- Requirements -
Only the lines from the start of the data through the line containing "plt.rcParams['font.family'] = ['Liberation" should be written out, exactly as they are, with both ends included and the pictures left out.

- Data shown -
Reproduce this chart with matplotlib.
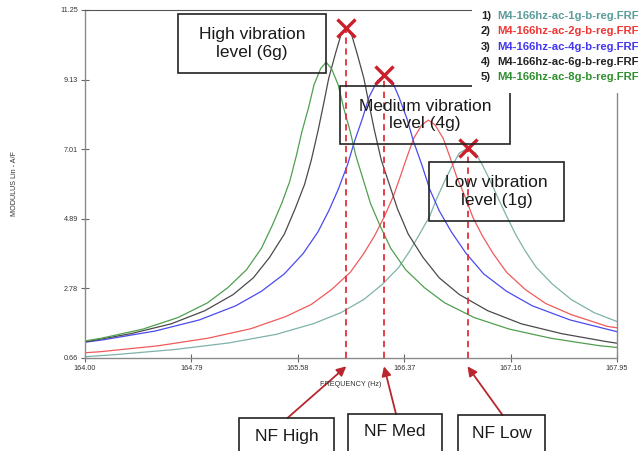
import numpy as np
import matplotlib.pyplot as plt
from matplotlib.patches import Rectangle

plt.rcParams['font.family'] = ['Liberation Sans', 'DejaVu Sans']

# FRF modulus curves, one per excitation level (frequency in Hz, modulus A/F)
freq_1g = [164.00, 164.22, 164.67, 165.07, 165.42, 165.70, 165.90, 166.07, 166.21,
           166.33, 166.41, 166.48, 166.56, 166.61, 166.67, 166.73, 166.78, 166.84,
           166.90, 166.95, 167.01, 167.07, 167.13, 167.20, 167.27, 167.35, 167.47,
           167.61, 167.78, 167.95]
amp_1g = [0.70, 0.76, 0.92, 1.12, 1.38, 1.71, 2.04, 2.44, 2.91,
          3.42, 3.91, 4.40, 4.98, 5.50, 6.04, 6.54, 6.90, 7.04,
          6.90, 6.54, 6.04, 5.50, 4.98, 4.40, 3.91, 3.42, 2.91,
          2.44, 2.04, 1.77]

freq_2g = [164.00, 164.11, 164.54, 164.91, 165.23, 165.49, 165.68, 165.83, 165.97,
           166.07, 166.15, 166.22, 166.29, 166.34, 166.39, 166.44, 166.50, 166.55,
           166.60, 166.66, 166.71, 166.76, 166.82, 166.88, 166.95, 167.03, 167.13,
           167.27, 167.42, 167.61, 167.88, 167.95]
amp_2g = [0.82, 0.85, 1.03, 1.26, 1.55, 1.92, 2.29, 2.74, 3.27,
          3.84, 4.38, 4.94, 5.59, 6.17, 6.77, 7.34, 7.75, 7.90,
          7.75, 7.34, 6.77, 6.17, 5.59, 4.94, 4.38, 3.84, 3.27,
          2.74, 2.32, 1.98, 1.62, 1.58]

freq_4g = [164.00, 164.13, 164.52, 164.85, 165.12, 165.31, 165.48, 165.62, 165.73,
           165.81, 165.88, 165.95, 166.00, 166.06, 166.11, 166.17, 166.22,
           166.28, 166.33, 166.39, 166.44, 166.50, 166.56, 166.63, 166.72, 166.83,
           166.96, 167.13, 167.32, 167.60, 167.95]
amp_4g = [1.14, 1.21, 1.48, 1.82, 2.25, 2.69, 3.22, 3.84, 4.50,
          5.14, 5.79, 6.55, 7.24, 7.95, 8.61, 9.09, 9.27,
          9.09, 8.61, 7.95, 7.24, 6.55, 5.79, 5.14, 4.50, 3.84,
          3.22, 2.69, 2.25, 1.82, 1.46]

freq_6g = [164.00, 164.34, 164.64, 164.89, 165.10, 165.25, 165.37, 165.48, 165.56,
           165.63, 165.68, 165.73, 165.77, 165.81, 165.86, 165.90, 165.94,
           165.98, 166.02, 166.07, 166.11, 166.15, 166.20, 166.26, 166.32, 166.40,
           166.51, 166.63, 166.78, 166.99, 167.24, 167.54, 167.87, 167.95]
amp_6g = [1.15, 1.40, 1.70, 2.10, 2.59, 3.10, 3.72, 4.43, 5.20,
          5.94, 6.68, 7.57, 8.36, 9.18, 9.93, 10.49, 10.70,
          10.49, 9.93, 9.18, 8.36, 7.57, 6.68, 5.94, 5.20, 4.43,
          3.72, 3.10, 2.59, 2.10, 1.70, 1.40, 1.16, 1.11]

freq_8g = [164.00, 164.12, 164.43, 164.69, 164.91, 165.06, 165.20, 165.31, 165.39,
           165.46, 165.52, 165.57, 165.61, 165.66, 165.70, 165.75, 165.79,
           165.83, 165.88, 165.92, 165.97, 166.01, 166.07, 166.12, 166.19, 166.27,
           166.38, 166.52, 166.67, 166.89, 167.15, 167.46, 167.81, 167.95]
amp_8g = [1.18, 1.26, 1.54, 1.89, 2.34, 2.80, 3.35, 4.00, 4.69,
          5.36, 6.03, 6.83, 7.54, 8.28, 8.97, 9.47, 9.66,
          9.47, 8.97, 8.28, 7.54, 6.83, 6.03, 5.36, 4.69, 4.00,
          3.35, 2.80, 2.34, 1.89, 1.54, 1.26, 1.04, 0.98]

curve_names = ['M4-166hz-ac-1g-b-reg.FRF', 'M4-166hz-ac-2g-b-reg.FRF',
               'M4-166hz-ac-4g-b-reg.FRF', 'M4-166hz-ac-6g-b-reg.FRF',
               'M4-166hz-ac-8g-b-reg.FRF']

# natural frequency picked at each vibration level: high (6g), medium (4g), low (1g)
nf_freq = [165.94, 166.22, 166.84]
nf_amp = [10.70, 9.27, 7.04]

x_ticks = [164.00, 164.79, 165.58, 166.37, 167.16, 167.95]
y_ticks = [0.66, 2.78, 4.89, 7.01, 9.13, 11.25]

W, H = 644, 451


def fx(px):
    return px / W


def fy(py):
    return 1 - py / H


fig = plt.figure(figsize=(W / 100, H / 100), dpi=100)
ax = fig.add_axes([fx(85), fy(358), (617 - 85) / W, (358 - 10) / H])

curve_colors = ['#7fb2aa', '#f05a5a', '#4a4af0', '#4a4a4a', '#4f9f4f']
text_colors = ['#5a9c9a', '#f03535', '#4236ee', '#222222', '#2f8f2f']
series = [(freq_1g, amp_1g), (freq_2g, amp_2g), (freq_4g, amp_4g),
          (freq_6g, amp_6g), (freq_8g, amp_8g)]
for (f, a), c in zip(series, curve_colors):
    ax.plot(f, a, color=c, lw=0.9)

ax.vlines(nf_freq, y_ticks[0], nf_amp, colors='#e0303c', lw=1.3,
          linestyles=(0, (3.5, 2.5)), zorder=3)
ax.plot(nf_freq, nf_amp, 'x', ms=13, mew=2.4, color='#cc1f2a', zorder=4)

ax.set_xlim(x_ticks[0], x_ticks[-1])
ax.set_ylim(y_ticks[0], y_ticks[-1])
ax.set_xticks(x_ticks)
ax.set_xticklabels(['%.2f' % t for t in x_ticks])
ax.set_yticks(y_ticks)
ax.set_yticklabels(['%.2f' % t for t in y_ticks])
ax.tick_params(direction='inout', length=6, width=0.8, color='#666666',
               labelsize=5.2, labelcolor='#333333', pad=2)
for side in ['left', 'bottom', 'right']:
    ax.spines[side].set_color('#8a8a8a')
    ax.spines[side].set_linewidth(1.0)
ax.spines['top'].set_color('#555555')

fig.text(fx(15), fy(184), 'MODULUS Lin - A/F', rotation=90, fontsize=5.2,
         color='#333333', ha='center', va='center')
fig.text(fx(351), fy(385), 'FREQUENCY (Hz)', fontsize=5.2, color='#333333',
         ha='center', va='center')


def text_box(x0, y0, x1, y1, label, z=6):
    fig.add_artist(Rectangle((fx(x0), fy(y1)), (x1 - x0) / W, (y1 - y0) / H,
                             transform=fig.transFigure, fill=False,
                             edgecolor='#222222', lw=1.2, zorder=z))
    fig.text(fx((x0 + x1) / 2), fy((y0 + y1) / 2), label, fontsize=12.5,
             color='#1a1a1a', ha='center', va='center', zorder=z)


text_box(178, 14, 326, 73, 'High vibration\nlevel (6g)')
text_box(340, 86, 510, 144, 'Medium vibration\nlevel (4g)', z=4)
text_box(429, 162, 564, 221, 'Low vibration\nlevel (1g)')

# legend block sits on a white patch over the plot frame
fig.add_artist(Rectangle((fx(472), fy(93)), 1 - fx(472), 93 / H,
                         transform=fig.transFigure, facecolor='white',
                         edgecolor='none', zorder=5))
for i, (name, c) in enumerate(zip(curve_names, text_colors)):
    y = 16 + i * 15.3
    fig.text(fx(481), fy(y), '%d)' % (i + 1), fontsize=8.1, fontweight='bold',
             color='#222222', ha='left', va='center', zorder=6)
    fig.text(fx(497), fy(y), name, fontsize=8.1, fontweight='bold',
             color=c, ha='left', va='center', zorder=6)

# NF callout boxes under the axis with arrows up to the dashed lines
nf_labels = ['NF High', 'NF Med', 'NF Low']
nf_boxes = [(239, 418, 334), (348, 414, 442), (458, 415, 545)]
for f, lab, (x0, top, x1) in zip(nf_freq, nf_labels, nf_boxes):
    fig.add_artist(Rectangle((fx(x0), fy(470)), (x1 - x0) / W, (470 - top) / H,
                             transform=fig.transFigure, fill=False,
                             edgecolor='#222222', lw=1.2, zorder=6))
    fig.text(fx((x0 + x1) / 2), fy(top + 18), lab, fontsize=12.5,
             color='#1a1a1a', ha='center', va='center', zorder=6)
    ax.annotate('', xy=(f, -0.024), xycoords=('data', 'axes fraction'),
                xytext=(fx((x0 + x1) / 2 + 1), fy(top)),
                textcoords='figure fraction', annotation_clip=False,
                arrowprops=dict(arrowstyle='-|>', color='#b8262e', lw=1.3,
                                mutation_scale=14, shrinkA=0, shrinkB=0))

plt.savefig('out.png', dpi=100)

- Final result -
Reproduce this chart with matplotlib.
import numpy as np
import matplotlib.pyplot as plt
from matplotlib.patches import Rectangle

plt.rcParams['font.family'] = ['Liberation Sans', 'DejaVu Sans']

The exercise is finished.